Problem requirements: Pictures stay out of this copy; please retype only the lines from the start of the records through the line with "import * as d3 from 'd3';".

....

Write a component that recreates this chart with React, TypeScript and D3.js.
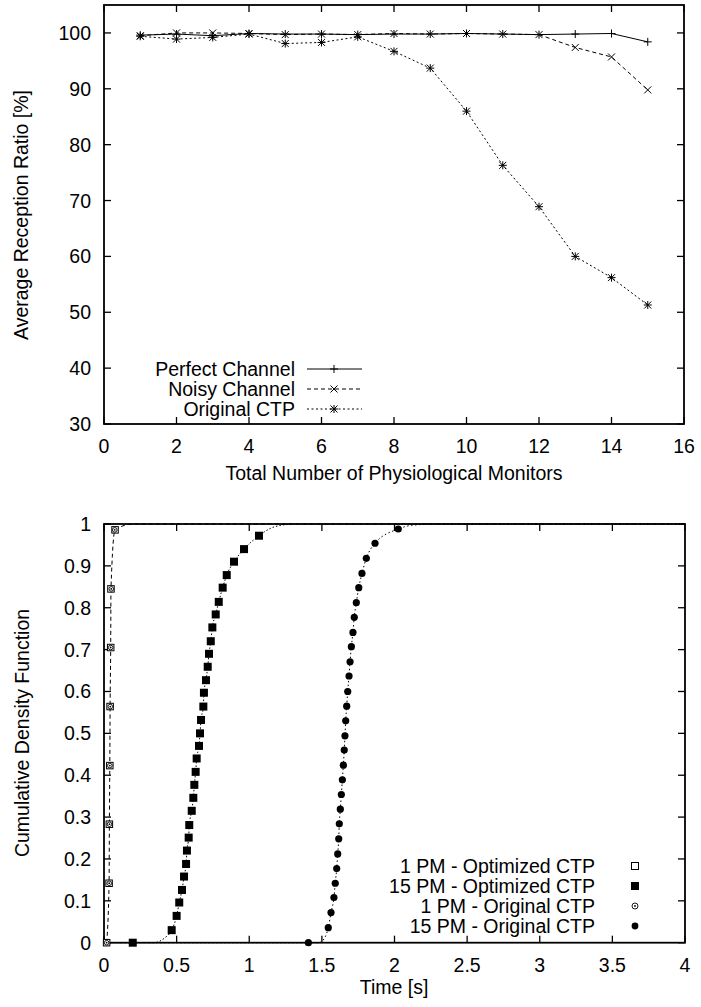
import React from 'react';
import * as d3 from 'd3';

// ---------- Top chart data ----------
const monitors = [1, 2, 3, 4, 5, 6, 7, 8, 9, 10, 11, 12, 13, 14, 15];
const perfectChannel = [99.6, 99.8, 99.5, 99.9, 99.8, 99.8, 99.7, 99.8, 99.8, 99.9, 99.8, 99.7, 99.8, 99.9, 98.4];
const noisyChannel = [99.5, 100.0, 100.0, 99.9, 99.7, 99.8, 99.7, 99.9, 99.8, 99.9, 99.8, 99.7, 97.4, 95.7, 89.8];
const originalCTP = [99.4, 98.9, 99.2, 99.8, 98.1, 98.3, 99.3, 96.7, 93.7, 86.0, 76.3, 68.9, 60.0, 56.2, 51.3];
const topXTicks = [0, 2, 4, 6, 8, 10, 12, 14, 16];
const topYTicks = [30, 40, 50, 60, 70, 80, 90, 100];
const topLegend = ['Perfect Channel', 'Noisy Channel', 'Original CTP'];

// ---------- Bottom chart data ----------
const pm1OptX = [0.018, 0.035, 0.037, 0.04, 0.042, 0.046, 0.048, 0.076];
const pm1OptY = [0, 0.142, 0.283, 0.423, 0.564, 0.705, 0.845, 0.986];
const pm1OrigX = [0.018, 0.036, 0.038, 0.04, 0.043, 0.046, 0.05, 0.074];
const pm1OrigY = [0, 0.142, 0.283, 0.423, 0.564, 0.705, 0.845, 0.986];

const pm15OptX = [0.198, 0.466, 0.5, 0.518, 0.537, 0.551, 0.565, 0.571, 0.583, 0.587, 0.604, 0.615, 0.622, 0.631,
  0.638, 0.654, 0.661, 0.668, 0.684, 0.688, 0.702, 0.714, 0.723, 0.735, 0.746, 0.769, 0.79, 0.817, 0.845, 0.895, 0.964, 1.067];
const pm15OptY = [0, 0.03, 0.064, 0.096, 0.126, 0.158, 0.188, 0.22, 0.251, 0.281, 0.315, 0.346, 0.377, 0.408,
  0.44, 0.47, 0.5, 0.532, 0.564, 0.597, 0.627, 0.659, 0.69, 0.72, 0.753, 0.784, 0.814, 0.848, 0.878, 0.91, 0.94, 0.972];
const pm15OptHeadX = [0, 0.34, 0.42];
const pm15OptHeadY = [0, 0, 0.012];
const pm15OptTailX = [1.18, 1.32, 4];
const pm15OptTailY = [0.994, 1, 1];

const pm15OrigX = [1.407, 1.544, 1.563, 1.583, 1.592, 1.602, 1.609, 1.616, 1.62, 1.627, 1.634, 1.641, 1.648, 1.654,
  1.659, 1.664, 1.671, 1.678, 1.687, 1.694, 1.703, 1.714, 1.723, 1.737, 1.754, 1.776, 1.806, 1.866, 2.026];
const pm15OrigY = [0, 0.036, 0.072, 0.108, 0.142, 0.177, 0.212, 0.248, 0.284, 0.319, 0.354, 0.389, 0.424, 0.46,
  0.494, 0.53, 0.565, 0.6, 0.637, 0.671, 0.707, 0.741, 0.777, 0.812, 0.848, 0.882, 0.918, 0.954, 0.988];
const pm15OrigHeadX = [0, 1.48, 1.52];
const pm15OrigHeadY = [0, 0, 0.012];
const pm15OrigTailX = [2.12, 2.3, 4];
const pm15OrigTailY = [0.997, 1, 1];

const pm1TailX = [0.2, 4];
const pm1TailY = [1, 1];

const botXTicks = [0, 0.5, 1, 1.5, 2, 2.5, 3, 3.5, 4];
const botYTicks = [0, 0.1, 0.2, 0.3, 0.4, 0.5, 0.6, 0.7, 0.8, 0.9, 1];
const botLegend = ['1 PM - Optimized CTP', '15 PM - Optimized CTP', '1 PM - Original CTP', '15 PM - Original CTP'];

const FONT = "'Liberation Sans', Arial, Helvetica, sans-serif";
const FS = 19.5;
const BL = 7; // baseline offset to vertically centre text

const zip = (xs: number[], ys: number[]) => xs.map((x, i) => [x, ys[i]] as [number, number]);

const plusPath = 'M-4,0H4M0,-4V4';
const crossPath = 'M-3.5,-3.5L3.5,3.5M-3.5,3.5L3.5,-3.5';
const starPath = plusPath + crossPath;

function Frame({ x, y, xTicks, yTicks, fmtX, fmtY }: any) {
  const [x0, x1] = x.range();
  const [y0, y1] = y.range();
  const T = 7;
  return (
    <g>
      {xTicks.map((t: number) => (
        <g key={'xt' + t}>
          <line x1={x(t)} x2={x(t)} y1={y0} y2={y0 - T} stroke="#000" strokeWidth={1.3} />
          <line x1={x(t)} x2={x(t)} y1={y1} y2={y1 + T} stroke="#000" strokeWidth={1.3} />
          <text x={x(t)} y={y0 + 29} textAnchor="middle" fontSize={FS} fontFamily={FONT}>{fmtX(t)}</text>
        </g>
      ))}
      {yTicks.map((t: number) => (
        <g key={'yt' + t}>
          <line x1={x0} x2={x0 + T} y1={y(t)} y2={y(t)} stroke="#000" strokeWidth={1.3} />
          <line x1={x1} x2={x1 - T} y1={y(t)} y2={y(t)} stroke="#000" strokeWidth={1.3} />
          <text x={x0 - 13} y={y(t) + BL} textAnchor="end" fontSize={FS} fontFamily={FONT}>{fmtY(t)}</text>
        </g>
      ))}
      <rect x={x0} y={y1} width={x1 - x0} height={y0 - y1} fill="none" stroke="#000" strokeWidth={1.8} />
    </g>
  );
}

export default function App() {
  // top chart scales
  const xT = d3.scaleLinear().domain([0, 16]).range([104, 684]);
  const yT = d3.scaleLinear().domain([30, 105]).range([424, 5]);
  const lineT = d3.line<[number, number]>().x(d => xT(d[0])).y(d => yT(d[1]));

  const topSeries = [
    { name: topLegend[0], vals: perfectChannel, dash: undefined, marker: plusPath },
    { name: topLegend[1], vals: noisyChannel, dash: '4,3', marker: crossPath },
    { name: topLegend[2], vals: originalCTP, dash: '2,2.5', marker: starPath },
  ];

  // bottom chart scales
  const xB = d3.scaleLinear().domain([0, 4]).range([104, 685]);
  const yB = d3.scaleLinear().domain([0, 1]).range([942.7, 524]);
  const lineB = d3.line<[number, number]>().x(d => xB(d[0])).y(d => yB(d[1])).curve(d3.curveMonotoneX);

  const pm1Line = [...zip(pm1OptX, pm1OptY), ...zip(pm1TailX, pm1TailY)];
  const pm15OptLine = [...zip(pm15OptHeadX, pm15OptHeadY), ...zip(pm15OptX, pm15OptY).slice(1), ...zip(pm15OptTailX, pm15OptTailY)];
  const pm15OrigLine = [...zip(pm15OrigHeadX, pm15OrigHeadY), ...zip(pm15OrigX, pm15OrigY).slice(1), ...zip(pm15OrigTailX, pm15OrigTailY)];

  const fmt1 = (t: number) => String(+t.toFixed(1));

  const openSquare = (cx: number, cy: number, s: number, k: string) => (
    <rect key={k} x={cx - s / 2} y={cy - s / 2} width={s} height={s} fill="#fff" stroke="#000" strokeWidth={1} />
  );
  const fillSquare = (cx: number, cy: number, s: number, k: string) => (
    <rect key={k} x={cx - s / 2} y={cy - s / 2} width={s} height={s} fill="#000" />
  );
  const openCircle = (cx: number, cy: number, r: number, k: string) => (
    <g key={k}>
      <circle cx={cx} cy={cy} r={r} fill="none" stroke="#000" strokeWidth={0.9} />
      <circle cx={cx} cy={cy} r={0.9} fill="#000" />
    </g>
  );
  const fillCircle = (cx: number, cy: number, r: number, k: string) => (
    <circle key={k} cx={cx} cy={cy} r={r} fill="#000" />
  );

  const legY = [866, 886, 906, 926];

  return (
    <svg width={701} height={1007} style={{ position: 'absolute', left: 0, top: 0, background: '#fff' }}>
      <rect x={0} y={0} width={701} height={1007} fill="#fff" />
      {/* ---------- top chart ---------- */}
      <Frame x={xT} y={yT} xTicks={topXTicks} yTicks={topYTicks} fmtX={(t: number) => String(t)} fmtY={(t: number) => String(t)} />
      {topSeries.map(s => {
        const pts = monitors.map((m, i) => [m, s.vals[i]] as [number, number]);
        return (
          <g key={s.name}>
            <path d={lineT(pts) || ''} fill="none" stroke="#000" strokeWidth={1} strokeDasharray={s.dash} />
            {pts.map((p, i) => (
              <path key={i} d={s.marker} transform={`translate(${xT(p[0])},${yT(p[1])})`} stroke="#000" strokeWidth={1} fill="none" />
            ))}
          </g>
        );
      })}
      {topSeries.map((s, i) => {
        const ly = 369 + i * 20;
        return (
          <g key={'leg' + i}>
            <text x={295} y={ly + BL} textAnchor="end" fontSize={FS} fontFamily={FONT}>{s.name}</text>
            <line x1={307} x2={362} y1={ly} y2={ly} stroke="#000" strokeWidth={1} strokeDasharray={s.dash} />
            <path d={s.marker} transform={`translate(334,${ly})`} stroke="#000" strokeWidth={1} fill="none" />
          </g>
        );
      })}
      <text x={394} y={480} textAnchor="middle" fontSize={FS} fontFamily={FONT}>Total Number of Physiological Monitors</text>
      <text transform="translate(28,215) rotate(-90)" textAnchor="middle" fontSize={FS} fontFamily={FONT}>Average Reception Ratio [%]</text>

      {/* ---------- bottom chart ---------- */}
      <path d={lineB(pm1Line) || ''} fill="none" stroke="#000" strokeWidth={1} strokeDasharray="4,3" />
      <path d={lineB(pm15OptLine) || ''} fill="none" stroke="#000" strokeWidth={1} strokeDasharray="1.5,2" />
      <path d={lineB(pm15OrigLine) || ''} fill="none" stroke="#000" strokeWidth={1} strokeDasharray="1.5,2.5" />
      <Frame x={xB} y={yB} xTicks={botXTicks} yTicks={botYTicks} fmtX={fmt1} fmtY={fmt1} />
      {pm1OptX.map((x, i) => openSquare(xB(x), yB(pm1OptY[i]), 6.5, 'os' + i))}
      {pm1OrigX.map((x, i) => openCircle(xB(x), yB(pm1OrigY[i]), 2.3, 'oc' + i))}
      {pm15OptX.map((x, i) => fillSquare(xB(x), yB(pm15OptY[i]), 8, 'fs' + i))}
      {pm15OrigX.map((x, i) => fillCircle(xB(x), yB(pm15OrigY[i]), 3.6, 'fc' + i))}

      {botLegend.map((name, i) => (
        <text key={'bl' + i} x={595} y={legY[i] + BL} textAnchor="end" fontSize={FS} fontFamily={FONT}>{name}</text>
      ))}
      {openSquare(635, legY[0], 7, 'lg0')}
      {fillSquare(635, legY[1], 8, 'lg1')}
      {openCircle(635, legY[2], 3, 'lg2')}
      {fillCircle(635, legY[3], 3.4, 'lg3')}

      <text x={394} y={994} textAnchor="middle" fontSize={FS} fontFamily={FONT}>Time [s]</text>
      <text transform="translate(29,733) rotate(-90)" textAnchor="middle" fontSize={FS} fontFamily={FONT}>Cumulative Density Function</text>
    </svg>
  );
}
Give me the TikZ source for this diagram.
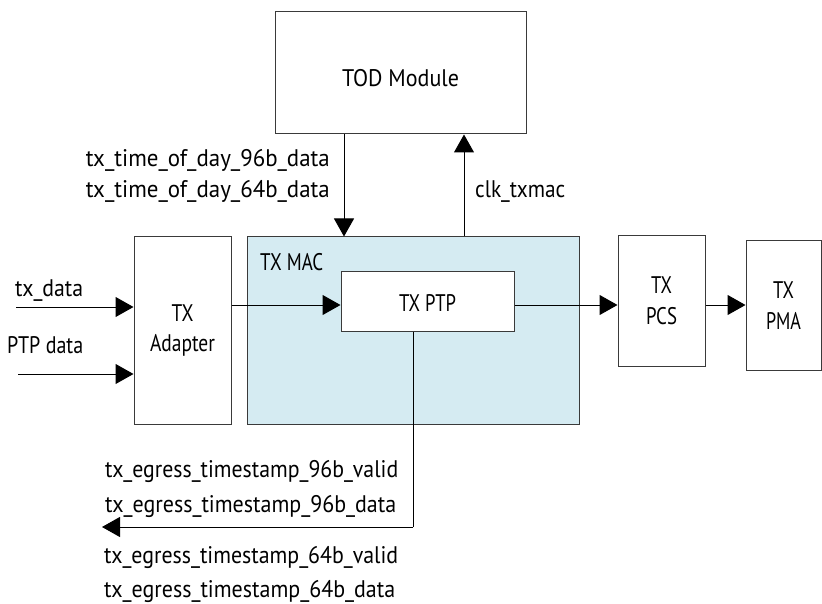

....

Reply:
Write a component that recreates this chart with React, TypeScript and D3.js.
import React from 'react';
import * as d3 from 'd3';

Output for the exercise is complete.